▶ _Work to do_: Write out again exactly the lines from the one containing "Emit a Python" through the one containing "fig.patch.set_facecolor('white')", both included, and omit the pictures.

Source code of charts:
▽

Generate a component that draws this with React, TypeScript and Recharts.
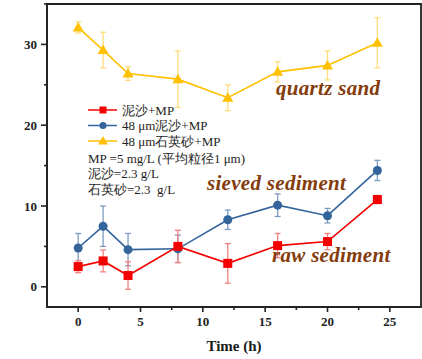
import React from 'react';
import { ComposedChart, Line, XAxis, YAxis, ErrorBar, ReferenceArea } from 'recharts';

const times = [0, 2, 4, 8, 12, 16, 20, 24];
const rawValues = [2.5, 3.2, 1.4, 5.0, 2.9, 5.1, 5.6, 10.8];
const rawErrors = [0.75, 1.35, 1.7, 2.0, 2.45, 1.5, 1.0, 0.5];
const sievedValues = [4.8, 7.5, 4.6, 4.7, 8.3, 10.1, 8.8, 14.4];
const sievedErrors = [1.8, 2.5, 2.0, 1.7, 1.2, 1.4, 0.9, 1.25];
const quartzValues = [32.1, 29.3, 26.4, 25.7, 23.4, 26.6, 27.4, 30.2];
const quartzErrors = [0.7, 2.2, 0.85, 3.5, 1.6, 1.25, 1.8, 3.1];

const xDomain = [-2.5, 27.5];
const yDomain = [-2.5, 35];
const xMajorTicks = [0, 5, 10, 15, 20, 25];
const xMinorTicks = [2.5, 7.5, 12.5, 17.5, 22.5];
const yMajorTicks = [0, 10, 20, 30];
const yMinorTicks = [5, 15, 25, 35];

const seriesNames = ['泥沙+MP', '48 μm泥沙+MP', '48 μm石英砂+MP'];
const noteLines = ['MP =5 mg/L (平均粒径1 μm)', '泥沙=2.3 g/L', '石英砂=2.3  g/L'];
const annotations = ['quartz sand', 'sieved sediment', 'raw sediment'];

const build = (vals: number[], errs: number[]) =>
  times.map((t, i) => ({ x: t, y: vals[i], e: errs[i] }));
const rawData = build(rawValues, rawErrors);
const sievedData = build(sievedValues, sievedErrors);
const quartzData = build(quartzValues, quartzErrors);

const RED = '#f40000';
const BLUE = '#33659c';
const YELLOW = '#ffc000';
const BROWN = '#843c0c';
const AXIS = '#222';
const FONT = '"Liberation Serif", "Times New Roman", serif';

const TICK_SIZE = 5;
const TICK_MARGIN = 3;

const XTick = (props: any) => {
  const { x, y, payload } = props;
  const axisY = y - TICK_SIZE - TICK_MARGIN;
  const major = xMajorTicks.includes(payload.value);
  return (
    <g>
      <line x1={x} x2={x} y1={axisY} y2={axisY + (major ? 5 : 3)} stroke={AXIS} strokeWidth={1.6} />
      {major && (
        <text x={x} y={axisY + 19} textAnchor="middle" fontFamily={FONT} fontWeight="bold" fontSize={13} fill="#222">
          {payload.value}
        </text>
      )}
    </g>
  );
};

const YTick = (props: any) => {
  const { x, y, payload } = props;
  const axisX = x + TICK_SIZE + TICK_MARGIN;
  const major = yMajorTicks.includes(payload.value);
  return (
    <g>
      <line x1={axisX} x2={axisX - (major ? 6 : 3)} y1={y} y2={y} stroke={AXIS} strokeWidth={1.6} />
      {major && (
        <text x={axisX - 10} y={y + 4.5} textAnchor="end" fontFamily={FONT} fontWeight="bold" fontSize={13} fill="#222">
          {payload.value}
        </text>
      )}
    </g>
  );
};

const squareDot = (p: any) => (
  <rect key={`s${p.index}`} x={p.cx - 4.5} y={p.cy - 4.5} width={9} height={9} fill={RED} />
);
const circleDot = (p: any) => (
  <circle key={`c${p.index}`} cx={p.cx} cy={p.cy} r={4.5} fill={BLUE} />
);
const triDot = (p: any) => (
  <polygon
    key={`t${p.index}`}
    points={`${p.cx},${p.cy - 5.5} ${p.cx - 5.5},${p.cy + 4} ${p.cx + 5.5},${p.cy + 4}`}
    fill={YELLOW}
  />
);

const LegendOverlay = () => {
  const rows = [
    { name: seriesNames[0], color: RED, y: 110, shape: 'square' },
    { name: seriesNames[1], color: BLUE, y: 125.5, shape: 'circle' },
    { name: seriesNames[2], color: YELLOW, y: 141, shape: 'tri' },
  ];
  return (
    <svg width={422} height={359} style={{ position: 'absolute', left: 0, top: 0, pointerEvents: 'none' }}>
      {rows.map((r) => (
        <g key={r.name}>
          <line x1={88} x2={117} y1={r.y} y2={r.y} stroke={r.color} strokeWidth={1.5} />
          {r.shape === 'square' && <rect x={99.5} y={r.y - 3.5} width={7} height={7} fill={r.color} />}
          {r.shape === 'circle' && <circle cx={103} cy={r.y} r={3.5} fill={r.color} />}
          {r.shape === 'tri' && (
            <polygon points={`103,${r.y - 5} 98,${r.y + 3.5} 108,${r.y + 3.5}`} fill={r.color} />
          )}
          <text x={122} y={r.y + 4.5} fontFamily={FONT} fontSize={13} fill="#1e1e1e">
            {r.name}
          </text>
        </g>
      ))}
      {noteLines.map((t, i) => (
        <text key={t} x={88} y={[162.5, 177.5, 193.5][i]} fontFamily={FONT} fontSize={13} fill="#1e1e1e" style={{ whiteSpace: 'pre' }}>
          {t}
        </text>
      ))}
      {annotations.map((t, i) => (
        <text
          key={t}
          x={[276, 207, 272][i]}
          y={[95, 190, 262][i]}
          fontFamily={FONT}
          fontWeight="bold"
          fontStyle="italic"
          fontSize={21}
          fill={BROWN}
          letterSpacing={0.3}
        >
          {t}
        </text>
      ))}
    </svg>
  );
};

export default function App() {
  return (
    <div style={{ position: 'absolute', left: 0, top: 0, width: 422, height: 359, background: '#fff' }}>
      <ComposedChart width={422} height={359} margin={{ top: 4, right: 1, bottom: 0, left: 0 }}>
        <XAxis
          xAxisId="main"
          type="number"
          dataKey="x"
          domain={xDomain}
          ticks={[...xMajorTicks, ...xMinorTicks]}
          interval={0}
          allowDataOverflow
          height={52}
          tickSize={TICK_SIZE}
          tickMargin={TICK_MARGIN}
          tickLine={false}
          tick={<XTick />}
          axisLine={{ stroke: AXIS, strokeWidth: 1.8 }}
          label={{ value: 'Time (h)', position: 'insideBottom', offset: 8, style: { fontFamily: FONT, fontWeight: 'bold', fontSize: 15, fill: '#1a1a1a' } }}
        />
        <YAxis
          yAxisId="main"
          type="number"
          domain={yDomain}
          ticks={[...yMajorTicks, ...yMinorTicks]}
          interval={0}
          allowDataOverflow
          width={47}
          tickSize={TICK_SIZE}
          tickMargin={TICK_MARGIN}
          tickLine={false}
          tick={<YTick />}
          axisLine={{ stroke: AXIS, strokeWidth: 1.8 }}
        />
        <ReferenceArea
          xAxisId="main"
          yAxisId="main"
          x1={xDomain[0]}
          x2={xDomain[1]}
          y1={yDomain[0]}
          y2={yDomain[1]}
          fill="none"
          fillOpacity={0}
          stroke={AXIS}
          strokeWidth={1.8}
          ifOverflow="visible"
        />
        <Line
          xAxisId="main"
          yAxisId="main"
          data={quartzData}
          dataKey="y"
          name={seriesNames[2]}
          stroke={YELLOW}
          strokeWidth={1.6}
          dot={triDot}
          isAnimationActive={false}
        >
          <ErrorBar dataKey="e" width={3} stroke="#ffdc7a" strokeWidth={1.3} direction="y" />
        </Line>
        <Line
          xAxisId="main"
          yAxisId="main"
          data={sievedData}
          dataKey="y"
          name={seriesNames[1]}
          stroke={BLUE}
          strokeWidth={1.6}
          dot={circleDot}
          isAnimationActive={false}
        >
          <ErrorBar dataKey="e" width={3} stroke="#7f9cc2" strokeWidth={1.3} direction="y" />
        </Line>
        <Line
          xAxisId="main"
          yAxisId="main"
          data={rawData}
          dataKey="y"
          name={seriesNames[0]}
          stroke={RED}
          strokeWidth={1.6}
          dot={squareDot}
          isAnimationActive={false}
        >
          <ErrorBar dataKey="e" width={3} stroke="#f58080" strokeWidth={1.3} direction="y" />
        </Line>
      </ComposedChart>
      <LegendOverlay />
    </div>
  );
}
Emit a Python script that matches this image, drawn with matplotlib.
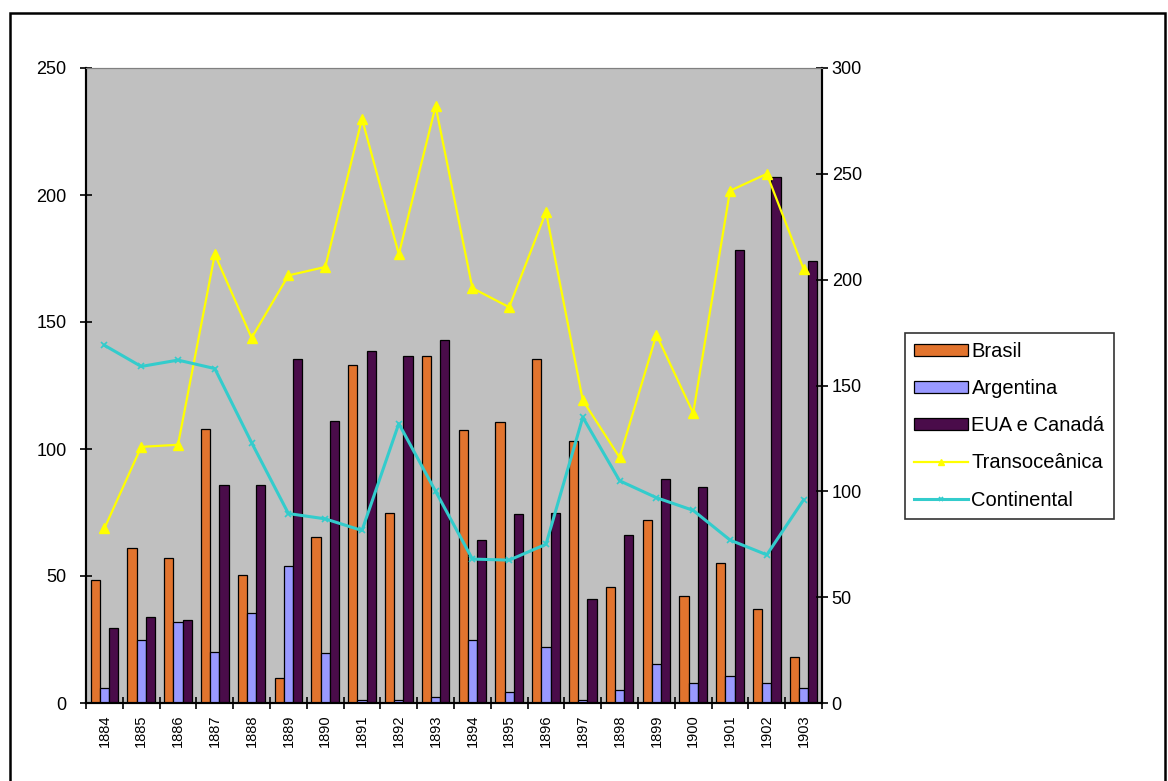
import matplotlib
matplotlib.use("Agg")
import matplotlib.pyplot as plt
import numpy as np
from matplotlib.patches import Rectangle

plt.rcParams['font.family'] = ['Liberation Sans', 'DejaVu Sans']

years = [str(y) for y in range(1884, 1904)]
brasil = [48.5, 61, 57, 108, 50.5, 10, 65.5, 133, 75, 136.5, 107.5, 110.5, 135.5, 103, 45.5, 72, 42, 55, 37, 18]
argentina = [6, 25, 32, 20, 35.5, 54, 19.5, 1, 1, 2.5, 25, 4.5, 22, 1, 5, 15.5, 8, 10.5, 8, 6]
eua_canada = [29.5, 34, 32.5, 86, 86, 135.5, 111, 138.5, 136.5, 143, 64, 74.5, 75, 41, 66, 88, 85, 178.5, 207, 174]
transoceanica = [82.5, 121, 122, 212, 172.5, 202, 206, 276, 212, 282, 196, 187, 232, 143, 116, 174, 137, 242, 250, 205]
continental = [169, 159, 162, 158, 123, 89.5, 87, 81.5, 132, 100, 68, 67.5, 75, 135, 105, 97, 91, 77, 70, 96]

W, H = 1168, 781
fig = plt.figure(figsize=(W/100, H/100), dpi=100)
fig.patch.set_facecolor('white')

left, right, top, bottom = 86/W, 822/W, 1-68/H, 1-703/H
ax = fig.add_axes([left, bottom, right-left, top-bottom])
ax.set_facecolor('#C0C0C0')
ax2 = ax.twinx()

x = np.arange(len(years))
bw = 0.25
ax.bar(x - bw, brasil, bw, color='#E2742E', edgecolor='black', linewidth=0.9, label='Brasil', zorder=2)
ax.bar(x, argentina, bw, color='#9999FF', edgecolor='black', linewidth=0.9, label='Argentina', zorder=2)
ax.bar(x + bw, eua_canada, bw, color='#4A0C4A', edgecolor='black', linewidth=0.9, label='EUA e Canadá', zorder=2)

l1, = ax2.plot(x, transoceanica, color='#FFFF00', linewidth=1.6, marker='^', markersize=7,
               markerfacecolor='#FFFF00', markeredgecolor='#FFFF00', label='Transoceânica', zorder=3)
l2, = ax2.plot(x, continental, color='#33CCCC', linewidth=2.2, marker='x', markersize=5,
               markeredgecolor='#33CCCC', markeredgewidth=1.2, label='Continental', zorder=3)

ax.set_xlim(-0.5, len(years) - 0.5)
ax.set_ylim(0, 250)
ax2.set_ylim(0, 300)
ax.set_yticks([0, 50, 100, 150, 200, 250])
ax2.set_yticks([0, 50, 100, 150, 200, 250, 300])

ax.set_xticks(x)
ax.set_xticklabels(years, rotation=90, fontsize=10.5)
ax.set_xticks(np.arange(-0.5, len(years)), minor=True)
ax.tick_params(axis='x', which='major', length=0, pad=8)
ax.tick_params(axis='x', which='minor', length=8, direction='inout', width=1.2, color='black')
ax.tick_params(axis='y', length=8, direction='inout', width=1.2, labelsize=13, pad=10)
ax2.tick_params(axis='y', length=8, direction='inout', width=1.2, labelsize=13, pad=3)

for a in (ax, ax2):
    a.spines['top'].set_color('#808080')
    a.spines['left'].set_linewidth(1.5)
    a.spines['right'].set_linewidth(1.5)
    a.spines['bottom'].set_linewidth(1.5)

h1, lab1 = ax.get_legend_handles_labels()
leg = fig.legend(h1 + [l1, l2], lab1 + ['Transoceânica', 'Continental'],
                 loc='upper left', bbox_to_anchor=(905/W, 1-333/H),
                 fontsize=14.5, frameon=True, fancybox=False, edgecolor='black',
                 borderaxespad=0, handlelength=2.7, handleheight=0.5, handletextpad=0.15,
                 labelspacing=0.9, borderpad=0.45, markerscale=0.6)
leg.get_frame().set_linewidth(1.2)

fig.patches.append(Rectangle((10/W, -0.05), (1165-10)/W, 1.05 - 12.5/H,
                             transform=fig.transFigure, fill=False,
                             edgecolor='black', linewidth=1.8))

fig.savefig('out.png', dpi=100)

△

▶ _Answer below_:
Emit a Python script that matches this image, drawn with matplotlib.
import matplotlib
matplotlib.use("Agg")
import matplotlib.pyplot as plt
import numpy as np
from matplotlib.patches import Rectangle

plt.rcParams['font.family'] = ['Liberation Sans', 'DejaVu Sans']

years = [str(y) for y in range(1884, 1904)]
brasil = [48.5, 61, 57, 108, 50.5, 10, 65.5, 133, 75, 136.5, 107.5, 110.5, 135.5, 103, 45.5, 72, 42, 55, 37, 18]
argentina = [6, 25, 32, 20, 35.5, 54, 19.5, 1, 1, 2.5, 25, 4.5, 22, 1, 5, 15.5, 8, 10.5, 8, 6]
eua_canada = [29.5, 34, 32.5, 86, 86, 135.5, 111, 138.5, 136.5, 143, 64, 74.5, 75, 41, 66, 88, 85, 178.5, 207, 174]
transoceanica = [82.5, 121, 122, 212, 172.5, 202, 206, 276, 212, 282, 196, 187, 232, 143, 116, 174, 137, 242, 250, 205]
continental = [169, 159, 162, 158, 123, 89.5, 87, 81.5, 132, 100, 68, 67.5, 75, 135, 105, 97, 91, 77, 70, 96]

W, H = 1168, 781
fig = plt.figure(figsize=(W/100, H/100), dpi=100)
fig.patch.set_facecolor('white')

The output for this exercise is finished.